→ **GIVEN TASK**:
Skip pictures; extract every line from the one with "Give me the matplotlib source for this chart." through the one with "itsea_adopted_hi = [3.1, 2.5, 4.0, 5.1]", exactly as written.
======
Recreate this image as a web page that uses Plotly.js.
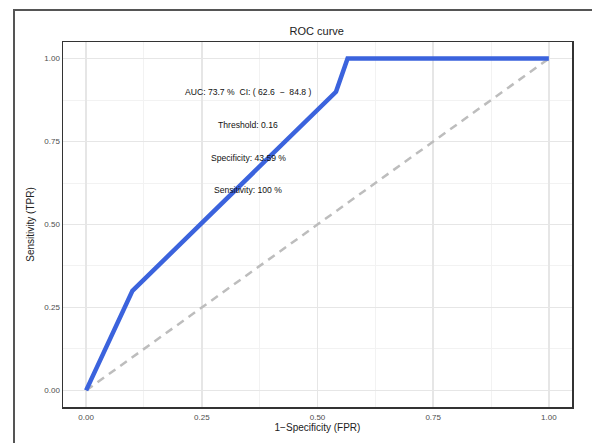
<!DOCTYPE html>
<html>
<head>
<meta charset="utf-8">
<script src="https://cdn.plot.ly/plotly-3.0.1.min.js"></script>
<style>
html,body{margin:0;padding:0;background:#fff;}
#wrap{position:relative;width:592px;height:443px;overflow:hidden;}
#chart{position:absolute;left:0;top:0;width:592px;height:443px;}
#frame{position:absolute;left:13px;top:9px;width:700px;height:600px;border-left:2px solid #555;border-top:2px solid #555;pointer-events:none;}
</style>
</head>
<body>
<div id="wrap"><div id="chart"></div><div id="frame"></div></div>
<script>
// ROC curve points
const fpr = [0, 0.1, 0.54, 0.565, 1.0];
const tpr = [0, 0.3, 0.9, 1.0, 1.0];
// reference diagonal
const diagX = [0, 1];
const diagY = [0, 1];
// annotation texts
const annoTexts = ["AUC: 73.7 %  CI: ( 62.6  \u2212  84.8 )", "Threshold: 0.16", "Specificity: 43.59 %", "Sensitivity: 100 %"];
const annoX = [0.35, 0.35, 0.35, 0.35];
const annoY = [0.9, 0.8, 0.7, 0.605];
const tickVals = [0, 0.25, 0.5, 0.75, 1.0];

const font = "Liberation Sans, Arial, sans-serif";

const traces = [
  {x: diagX, y: diagY, mode: 'lines', line: {color: '#bdbdbd', width: 2.5, dash: '8px,6px'}, hoverinfo: 'skip'},
  {x: fpr, y: tpr, mode: 'lines', line: {color: '#3b63dd', width: 4.5}, hoverinfo: 'skip'}
];

const axisCommon = {
  tickvals: tickVals, tickformat: '.2f', showgrid: true, gridcolor: '#e6e6e6', gridwidth: 1.5,
  minor: {dtick: 0.125, tick0: 0, showgrid: true, gridcolor: '#f2f2f2', gridwidth: 1},
  zeroline: false, showline: true, mirror: true, linecolor: '#333', linewidth: 1.5,
  ticks: '', tickfont: {family: font, size: 8, color: '#4d4d4d'}, range: [-0.05, 1.05]
};

const layout = {
  width: 592, height: 443,
  margin: {l: 63, r: 20, t: 42, b: 36},
  paper_bgcolor: '#fff', plot_bgcolor: '#fff',
  showlegend: false,
  title: {text: 'ROC curve', font: {family: font, size: 11, color: '#222'}, x: 0.535, xanchor: 'center', y: 0.93, yanchor: 'middle'},
  xaxis: Object.assign({}, axisCommon, {title: {text: '1\u2212Specificity (FPR)', font: {family: font, size: 10, color: '#222'}, standoff: 3}, ticklabelstandoff: 2}),
  yaxis: Object.assign({}, axisCommon, {title: {text: 'Sensitivity (TPR)', font: {family: font, size: 10, color: '#222'}, standoff: 8}}),
  annotations: annoTexts.map((t, i) => ({x: annoX[i], y: annoY[i], xref: 'x', yref: 'y', text: t, showarrow: false, font: {family: font, size: 8.6, color: '#111'}, xanchor: 'center', yanchor: 'middle'}))
};

Plotly.newPlot('chart', traces, layout, {displayModeBar: false, staticPlot: true});
</script>
</body>
</html>
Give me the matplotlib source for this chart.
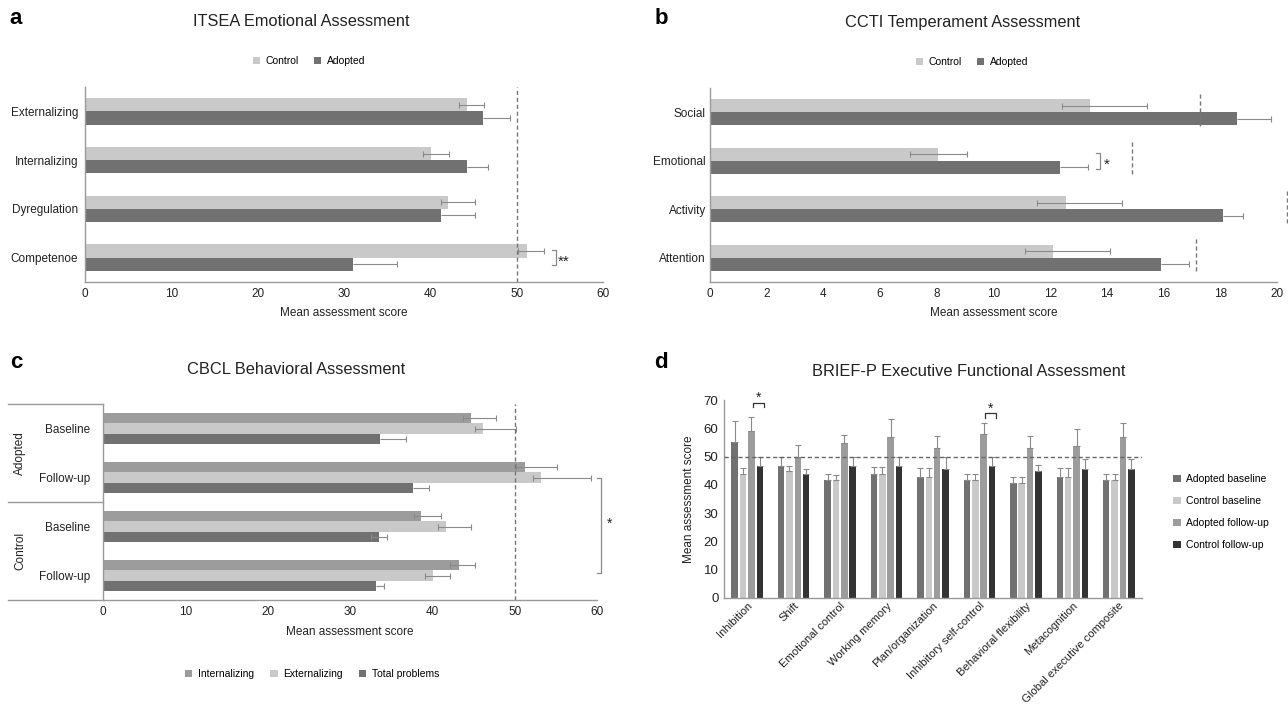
import numpy as np
import matplotlib.pyplot as plt

plt.rcParams['font.family'] = ['Liberation Sans', 'DejaVu Sans']

# data ------------------------------------------------------------------------

itsea_cats = ['Externalizing', 'Internalizing', 'Dyregulation', 'Competenoe']
itsea_control = [44.2, 40.1, 42.1, 51.2]
itsea_control_lo = [0.9, 0.9, 0.9, 1.0]
itsea_control_hi = [2.0, 2.1, 3.1, 2.0]
itsea_adopted = [46.1, 44.2, 41.2, 31.0]
itsea_adopted_hi = [3.1, 2.5, 4.0, 5.1]

ccti_cats = ['Social', 'Emotional', 'Activity', 'Attention']
ccti_control = [13.4, 8.05, 12.55, 12.1]
ccti_control_lo = [1.0, 1.0, 1.0, 1.0]
ccti_control_hi = [2.0, 1.0, 2.0, 2.0]
ccti_adopted = [18.6, 12.35, 18.1, 15.9]
ccti_adopted_hi = [1.2, 1.0, 0.7, 1.0]
ccti_norm = [17.3, 14.9, 20.35, 17.15]

cbcl_cats = ['Baseline', 'Follow-up', 'Baseline', 'Follow-up']
cbcl_groups = ['Adopted', 'Control']
cbcl_int = [44.7, 51.2, 38.6, 43.2]
cbcl_int_lo = [1.0, 1.0, 0.8, 1.1]
cbcl_int_hi = [3.0, 4.0, 2.4, 2.0]
cbcl_ext = [46.2, 53.2, 41.6, 40.1]
cbcl_ext_lo = [1.0, 1.0, 0.9, 1.0]
cbcl_ext_hi = [4.0, 6.1, 3.1, 2.0]
cbcl_tot = [33.7, 37.6, 33.5, 33.1]
cbcl_tot_lo = [0.0, 0.0, 1.0, 0.0]
cbcl_tot_hi = [3.1, 2.0, 1.0, 1.0]

brief_cats = ['Inhibition', 'Shift', 'Emotional control', 'Working memory',
              'Plan/organization', 'Inhibitory self-control',
              'Behavioral flexibility', 'Metacognition',
              'Global executive composite']
brief_labels = ['Adopted baseline', 'Control baseline',
                'Adopted follow-up', 'Control follow-up']
brief_ab = [55.2, 46.7, 41.8, 43.9, 42.9, 41.8, 40.8, 42.9, 41.8]
brief_ab_err = [7.3, 3.0, 2.1, 2.4, 3.1, 2.1, 2.1, 3.1, 2.1]
brief_cb = [43.8, 45.0, 41.8, 43.9, 42.9, 41.8, 40.8, 42.9, 41.8]
brief_cb_err = [2.2, 1.7, 1.8, 2.4, 3.1, 2.1, 2.1, 3.1, 2.1]
brief_af = [59.1, 49.9, 54.7, 56.8, 53.1, 57.9, 53.1, 53.7, 56.8]
brief_af_err = [5.0, 4.1, 3.1, 6.4, 4.3, 4.1, 4.0, 6.2, 5.2]
brief_cf = [46.7, 43.9, 46.7, 46.7, 45.7, 46.7, 45.0, 45.7, 45.7]
brief_cf_err = [3.0, 1.7, 3.0, 3.0, 4.0, 3.0, 2.1, 3.4, 3.4]

# styles ----------------------------------------------------------------------

LIGHT = '#c9c9c9'
MID = '#9c9c9c'
DARK = '#717171'
BLACK = '#333333'
AXIS = '#9a9a9a'
ERR = '#8a8a8a'
TXT = '#222222'
W, H = 1288, 709

def rect(l, t, r, b):
    return [l / W, 1 - b / H, (r - l) / W, (b - t) / H]

def style(ax):
    for s in ['top', 'right']:
        ax.spines[s].set_visible(False)
    for s in ['left', 'bottom']:
        ax.spines[s].set_color(AXIS)
        ax.spines[s].set_linewidth(1.0)
    ax.tick_params(length=0, labelsize=8.5, colors=TXT)
    ax.tick_params(axis='x', pad=4)

def herr(ax, vals, ys, lo, hi):
    # error line with a cap only where the error is non zero
    vals, ys, lo, hi = map(np.asarray, (vals, ys, lo, hi))
    ax.hlines(ys, vals - lo, vals + hi, color=ERR, lw=0.8, zorder=3)
    ax.plot(vals + hi, ys, ls='none', marker='|', ms=5, mew=0.8, color=ERR,
            zorder=3)
    m = lo > 0
    ax.plot((vals - lo)[m], ys[m], ls='none', marker='|', ms=5, mew=0.8,
            color=ERR, zorder=3)

def hbracket(ax, x, y0, y1, label, dx):
    ax.plot([x - dx, x, x, x - dx], [y0, y0, y1, y1], color=ERR, lw=0.9,
            clip_on=False)
    ax.text(x + dx * 0.8, (y0 + y1) / 2 + 0.08, label, ha='left', va='center',
            fontsize=11, color=TXT, clip_on=False)

fig = plt.figure(figsize=(12.88, 7.09), dpi=100)

# a: ITSEA --------------------------------------------------------------------

ax = fig.add_axes(rect(85, 87, 603, 282))
style(ax)
y = np.arange(len(itsea_cats))
h = 0.27
b1 = ax.barh(y - h / 2, itsea_control, height=h, color=LIGHT, label='Control')
b2 = ax.barh(y + h / 2, itsea_adopted, height=h, color=DARK, label='Adopted')
herr(ax, itsea_control, y - h / 2, itsea_control_lo, itsea_control_hi)
herr(ax, itsea_adopted, y + h / 2, [0] * 4, itsea_adopted_hi)
ax.axvline(50, color='#777777', lw=1, ls=(0, (3, 2)), zorder=4)
ax.set_xlim(0, 60)
ax.set_xticks(range(0, 61, 10))
ax.set_ylim(3.5, -0.5)
ax.set_yticks(y)
ax.set_yticklabels(itsea_cats)
ax.tick_params(axis='y', pad=5)
ax.set_xlabel('Mean assessment score', fontsize=8.5, color=TXT, labelpad=5)
hbracket(ax, 54.5, 3 - 0.15, 3 + 0.15, '**', 0.4)
fig.text(301 / W, 1 - 22 / H, 'ITSEA Emotional Assessment', ha='center',
         va='center', fontsize=11.8, color=TXT)
fig.legend(handles=[b1, b2], loc='center', bbox_to_anchor=(309 / W, 1 - 61 / H),
           ncol=2, frameon=False, fontsize=7.5, handlelength=0.7,
           handleheight=0.7, handletextpad=0.5, columnspacing=1.5)
fig.text(16 / W, 1 - 19 / H, 'a', fontsize=16, fontweight='bold',
         ha='center', va='center')

# b: CCTI ---------------------------------------------------------------------

ax = fig.add_axes(rect(710, 88, 1277, 282))
style(ax)
y = np.arange(len(ccti_cats))
b1 = ax.barh(y - h / 2, ccti_control, height=h, color=LIGHT, label='Control')
b2 = ax.barh(y + h / 2, ccti_adopted, height=h, color=DARK, label='Adopted')
herr(ax, ccti_control, y - h / 2, ccti_control_lo, ccti_control_hi)
herr(ax, ccti_adopted, y + h / 2, [0] * 4, ccti_adopted_hi)
for yi, xv in zip(y, ccti_norm):
    ax.plot([xv, xv], [yi - 0.38, yi + 0.3], color='#777777', lw=1,
            ls=(0, (3, 2)), clip_on=False, zorder=4)
ax.set_xlim(0, 20)
ax.set_xticks(range(0, 21, 2))
ax.set_ylim(3.5, -0.5)
ax.set_yticks(y)
ax.set_yticklabels(ccti_cats)
ax.tick_params(axis='y', pad=3)
ax.set_xlabel('Mean assessment score', fontsize=8.5, color=TXT, labelpad=5)
hbracket(ax, 13.77, 1 - 0.16, 1 + 0.16, '*', 0.15)
fig.text(963 / W, 1 - 22 / H, 'CCTI Temperament Assessment', ha='center',
         va='center', fontsize=11.8, color=TXT)
fig.legend(handles=[b1, b2], loc='center', bbox_to_anchor=(972 / W, 1 - 62 / H),
           ncol=2, frameon=False, fontsize=7.5, handlelength=0.7,
           handleheight=0.7, handletextpad=0.5, columnspacing=1.5)
fig.text(661 / W, 1 - 18 / H, 'b', fontsize=16, fontweight='bold',
         ha='center', va='center')

# c: CBCL ---------------------------------------------------------------------

ax = fig.add_axes(rect(103, 404, 597, 600))
style(ax)
y = np.arange(len(cbcl_cats))
h3 = 0.21
b1 = ax.barh(y - h3, cbcl_int, height=h3, color=MID, label='Internalizing')
b2 = ax.barh(y, cbcl_ext, height=h3, color=LIGHT, label='Externalizing')
b3 = ax.barh(y + h3, cbcl_tot, height=h3, color=DARK, label='Total problems')
herr(ax, cbcl_int, y - h3, cbcl_int_lo, cbcl_int_hi)
herr(ax, cbcl_ext, y, cbcl_ext_lo, cbcl_ext_hi)
herr(ax, cbcl_tot, y + h3, cbcl_tot_lo, cbcl_tot_hi)
ax.axvline(50, color='#777777', lw=1, ls=(0, (3, 2)), zorder=4)
ax.set_xlim(0, 60)
ax.set_xticks(range(0, 61, 10))
ax.set_ylim(3.5, -0.5)
ax.set_yticks(y)
ax.set_yticklabels(cbcl_cats)
ax.tick_params(axis='y', pad=9)
ax.set_xlabel('Mean assessment score', fontsize=8.5, color=TXT, labelpad=6)
ytr = ax.get_yaxis_transform()
for yl in [-0.5, 1.5, 3.5]:
    ax.plot([-0.193, 0], [yl, yl], color=AXIS, lw=1, transform=ytr,
            clip_on=False)
for i, g in enumerate(cbcl_groups):
    ax.text(-0.168, 2 * i + 0.5, g, rotation=90, ha='center', va='center',
            transform=ytr, fontsize=8.5, color=TXT)
ax.plot([60.0, 60.5, 60.5, 60.0], [1, 1, 2.95, 2.95], color=ERR, lw=0.9,
        clip_on=False)
ax.text(61.2, 1.95, '*', ha='left', va='center', fontsize=10, color=TXT,
        clip_on=False)
fig.text(296 / W, 1 - 370 / H, 'CBCL Behavioral Assessment', ha='center',
         va='center', fontsize=11.8, color=TXT)
fig.legend(handles=[b1, b2, b3], loc='center',
           bbox_to_anchor=(312 / W, 1 - 674 / H), ncol=3, frameon=False,
           fontsize=7.5, handlelength=0.7, handleheight=0.7,
           handletextpad=0.5, columnspacing=1.6)
fig.text(16 / W, 1 - 363 / H, 'c', fontsize=16, fontweight='bold',
         ha='center', va='center')

# d: BRIEF-P ------------------------------------------------------------------

ax = fig.add_axes(rect(724, 400, 1142, 598))
style(ax)
x = np.arange(len(brief_cats))
bw = 0.14
series = [(brief_ab, brief_ab_err, DARK), (brief_cb, brief_cb_err, LIGHT),
          (brief_af, brief_af_err, MID), (brief_cf, brief_cf_err, BLACK)]
offsets = [-0.27, -0.09, 0.09, 0.27]
handles = []
for (vals, err, col), off, lab in zip(series, offsets, brief_labels):
    bars = ax.bar(x + off, vals, width=bw, color=col, label=lab)
    ax.errorbar(x + off, vals, yerr=[[0] * len(vals), err], fmt='none',
                ecolor=ERR, elinewidth=0.8, capsize=2.5, capthick=0.8)
    handles.append(bars)
ax.axhline(50, color='#666666', lw=1, ls=(0, (3, 2)), zorder=4)
ax.set_xlim(-0.5, len(brief_cats) - 0.5)
ax.set_ylim(0, 70)
ax.set_yticks(range(0, 71, 10))
ax.set_xticks(x)
ax.set_xticklabels(brief_cats, rotation=45, ha='right', rotation_mode='anchor',
                   fontsize=8.1)
ax.tick_params(axis='x', pad=2)
ax.tick_params(axis='y', pad=4, labelsize=9.5)
ax.set_ylabel('Mean assessment score', fontsize=8.5, color=TXT, labelpad=6)
for xi, ytop in [(0, 69.0), (5, 65.3)]:
    x0, x1 = xi + 0.13, xi + 0.36
    ax.plot([x0, x0, x1, x1], [ytop - 1.5, ytop, ytop, ytop - 1.5], color=BLACK,
            lw=0.9, clip_on=False)
    ax.text((x0 + x1) / 2, ytop + 0.3, '*', ha='center', va='baseline',
            fontsize=10, color=TXT, clip_on=False)
fig.text(969 / W, 1 - 371 / H, 'BRIEF-P Executive Functional Assessment',
         ha='center', va='center', fontsize=11.8, color=TXT)
fig.legend(handles=handles, loc='upper left',
           bbox_to_anchor=(1164 / W, 1 - 465 / H), frameon=False,
           fontsize=7.5, handlelength=0.7, handleheight=0.7,
           handletextpad=0.5, labelspacing=1.15)
fig.text(661 / W, 1 - 363 / H, 'd', fontsize=16, fontweight='bold',
         ha='center', va='center')

fig.savefig('out.png', dpi=100)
======
→ **FULL OUTPUT**:
Give me the matplotlib source for this chart.
import numpy as np
import matplotlib.pyplot as plt

plt.rcParams['font.family'] = ['Liberation Sans', 'DejaVu Sans']

# data ------------------------------------------------------------------------

itsea_cats = ['Externalizing', 'Internalizing', 'Dyregulation', 'Competenoe']
itsea_control = [44.2, 40.1, 42.1, 51.2]
itsea_control_lo = [0.9, 0.9, 0.9, 1.0]
itsea_control_hi = [2.0, 2.1, 3.1, 2.0]
itsea_adopted = [46.1, 44.2, 41.2, 31.0]
itsea_adopted_hi = [3.1, 2.5, 4.0, 5.1]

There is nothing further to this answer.